For replication to work properly, SQL Server-to-DB2 data type mapping entries must be provided for several data types. These data type mappings must be stored in the Microsoft SQL Server MSdatatype_mappings table in the msdb database. Data type mapping entries must be provided to properly support the CHAR and VARCHAR data types when used to store SBCS character strings or binary data (BINARY and VARBINARY) with replication. The mappings for CHAR and VARCHAR are needed due to the limits for the boundary values using the OLE DB Provider for DB2. The mappings for binary data types are required because binary data is stored as character data using the OLE DB Provider for DB2.

This SQL Server msdb.MSdatatype_mappings table can be updated using a stored procedure that comes with SQL Server. The exec sp_add_datatype_mapping command is a stored procedure that comes with SQL Server. You should run these data mappings in the SQL Query Analyzer (Isqlw.exe). Each line of the exec sp_add_datatype_mapping procedure will add one data mapping to msdb.Msdatatype_mappings.

The Microsoft OLE DB Provider for DB2 when accessing DB2 on all platforms and versions does not support the following Microsoft SQL Server data types with direct mappings. The following is a summary of the limitations.

Microsoft OLE DB Provider for DB2 does not support DB2 GRAPHIC, VARGRAPHIC, and LONG VARGRAPHIC data types. Mappings to these DB2 types should be avoided.

Microsoft OLE DB Provider for DB2 does not support DB2 Large Object data types, such as CLOB, DBCLOB, and BLOB, which are used in DB2 Universal Database. Microsoft OLE DB Provider for DB2 does not support the DB2 BIGINT data types, which are used in DB2 Universal Database for Windows NT.

Microsoft SQL Server NCHAR, NVARCHAR, NTEXT, and SYSNAME data types do not map well to supported DB2 data types. The Microsoft SQL Server TIMESTAMP data type should be mapped to a DB2 CHAR FOR BIT DATA data type. The TIMESTAMP data type in SQL Server is used only for the purposes of table logging and not for end-user data. Therefore, you should not map the SQL Server TIMESTAMP data type to the DB2 TIMESTAMP.

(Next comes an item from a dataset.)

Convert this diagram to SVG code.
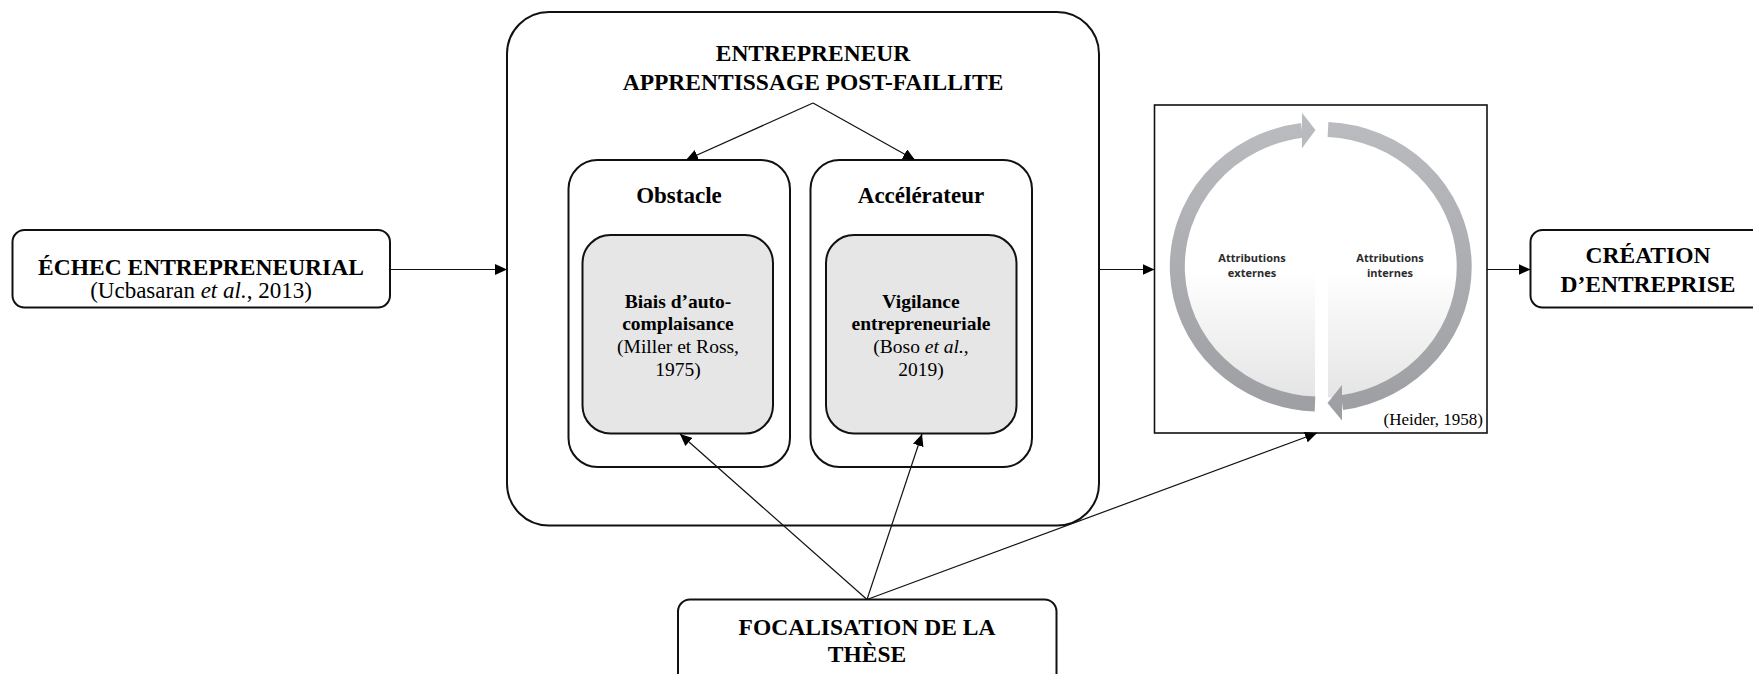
<svg xmlns="http://www.w3.org/2000/svg" width="1753" height="674" viewBox="0 0 1753 674">
<style>
.box{fill:#fff;stroke:#111;stroke-width:2}
.inner{fill:#e6e6e6;stroke:#111;stroke-width:2}
.conn{stroke:#111;stroke-width:1.2;fill:none;marker-end:url(#ah)}
.t{font-family:"Liberation Serif","Times New Roman",serif;fill:#000;text-anchor:middle}
.b{font-weight:bold}
.e{text-anchor:end}
.s{font-family:"Open Sans","Liberation Sans",sans-serif;font-weight:bold;font-size:11px;fill:#2b2b2b;text-anchor:middle}
</style>
<defs>
<marker id="ah" markerUnits="userSpaceOnUse" markerWidth="12" markerHeight="11" refX="12" refY="5.5" orient="auto">
<path d="M0,0 L12,5.5 L0,11 z" fill="#000"/>
</marker>
<linearGradient id="ring" gradientUnits="userSpaceOnUse" x1="0" y1="115" x2="0" y2="420">
<stop offset="0" stop-color="#babcc0"/>
<stop offset="1" stop-color="#9c9ea2"/>
</linearGradient>
<linearGradient id="fillg" gradientUnits="userSpaceOnUse" x1="0" y1="270" x2="0" y2="400">
<stop offset="0" stop-color="#ffffff"/>
<stop offset="1" stop-color="#e4e4e4"/>
</linearGradient>
</defs>
<rect width="1753" height="674" fill="#fff"/>

<g id="echec">
<rect class="box" x="12.5" y="230" width="377.5" height="77.5" rx="12"/>
<text class="t b" x="201" y="275" font-size="23.5">ÉCHEC ENTREPRENEURIAL</text>
<text class="t" x="201" y="297.5" font-size="23">(Ucbasaran <tspan font-style="italic">et al.</tspan>, 2013)</text>
</g>

<g id="entrepreneur">
<rect class="box" x="507" y="12" width="592" height="513.5" rx="42"/>
<text class="t b" x="813" y="61" font-size="23.5">ENTREPRENEUR</text>
<text class="t b" x="813" y="90" font-size="23.5">APPRENTISSAGE POST-FAILLITE</text>
</g>

<g id="obstacle">
<rect class="box" x="568.5" y="160" width="221.5" height="307" rx="29"/>
<text class="t b" x="679" y="203" font-size="23">Obstacle</text>
<rect class="inner" x="582.5" y="235" width="190.5" height="198.5" rx="28"/>
<text class="t b" x="678" y="307.5" font-size="19.5">Biais d’auto-</text>
<text class="t b" x="678" y="329.5" font-size="19.5">complaisance</text>
<text class="t" x="678" y="353" font-size="19.5">(Miller et Ross,</text>
<text class="t" x="678" y="376" font-size="19.5">1975)</text>
</g>

<g id="accelerateur">
<rect class="box" x="810.5" y="160" width="221.5" height="307" rx="29"/>
<text class="t b" x="921" y="203" font-size="23">Accélérateur</text>
<rect class="inner" x="826" y="235" width="190.5" height="198.5" rx="28"/>
<text class="t b" x="921" y="307.5" font-size="19.5">Vigilance</text>
<text class="t b" x="921" y="329.5" font-size="19.5">entrepreneuriale</text>
<text class="t" x="921" y="353" font-size="19.5">(Boso <tspan font-style="italic">et al.</tspan>,</text>
<text class="t" x="921" y="376" font-size="19.5">2019)</text>
</g>

<g id="attributions">
<rect x="1154.5" y="105" width="332.5" height="328" fill="#fff" stroke="#111" stroke-width="1.6"/>
<ellipse cx="1321" cy="266.7" rx="137" ry="131" fill="url(#fillg)"/>
<rect x="1315" y="120" width="13" height="295" fill="#fff"/>
<path d="M1315,404.1 A143.5,137.5 0 0 1 1302,130.4" fill="none" stroke="url(#ring)" stroke-width="15"/>
<path d="M1302,112.7 L1315.5,130 L1302,148.3 z" fill="url(#ring)"/>
<path d="M1328,129.4 A143.5,137.5 0 0 1 1342,402.7" fill="none" stroke="url(#ring)" stroke-width="15"/>
<path d="M1342,385 L1327.5,403 L1342,420.5 z" fill="url(#ring)"/>
<text class="s" x="1252" y="262">Attributions</text>
<text class="s" x="1252" y="277">externes</text>
<text class="s" x="1390" y="262">Attributions</text>
<text class="s" x="1390" y="277">internes</text>
<text class="t e" x="1483" y="425" font-size="17">(Heider, 1958)</text>
</g>

<g id="creation">
<rect class="box" x="1530.5" y="230" width="240" height="77.5" rx="12"/>
<text class="t b" x="1648" y="263" font-size="23.5">CRÉATION</text>
<text class="t b" x="1648" y="291.5" font-size="23.5">D’ENTREPRISE</text>
</g>

<g id="focalisation">
<rect class="box" x="678" y="599.5" width="378.5" height="90" rx="12"/>
<text class="t b" x="867" y="635" font-size="23.5">FOCALISATION DE LA</text>
<text class="t b" x="867" y="662" font-size="23.5">THÈSE</text>
</g>

<g id="connectors">
<line class="conn" x1="390" y1="269.5" x2="507" y2="269.5"/>
<line class="conn" x1="1099" y1="269.5" x2="1154.5" y2="269.5"/>
<line class="conn" x1="1487" y1="269.5" x2="1530.5" y2="269.5"/>
<line class="conn" x1="813" y1="103" x2="686" y2="160"/>
<line class="conn" x1="813" y1="103" x2="915" y2="160"/>
<line class="conn" x1="867" y1="599.5" x2="680" y2="434"/>
<line class="conn" x1="867" y1="599.5" x2="922" y2="434"/>
<line class="conn" x1="867" y1="599.5" x2="1317" y2="433"/>
</g>
</svg>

The sample mapping table entries map Microsoft SQL Server TEXT and IMAGE to DB2 VARCHAR and DB2 VARCHAR FOR BIT DATA respectively. These Microsoft SQL Server data types can represent up to 2 gigabytes (GB) of data. In contrast, the DB2 VARCHAR data types can hold at most approximately 32 kilobytes (KB) of data. As such, data truncation may occur.

For Microsoft SQL Server data types, MONEY, SMALLMONEY, DECIMAL, and NUMERIC, data values can be replicated to DB2 correctly, but these floating-point data types are mapped to STRING instead of FLOAT. After these data values are replicated to DB2, the string values should be converted back to float before performing calculations. An alternative is to do the calculations and update using SQL Server before replicating these data values over to DB2.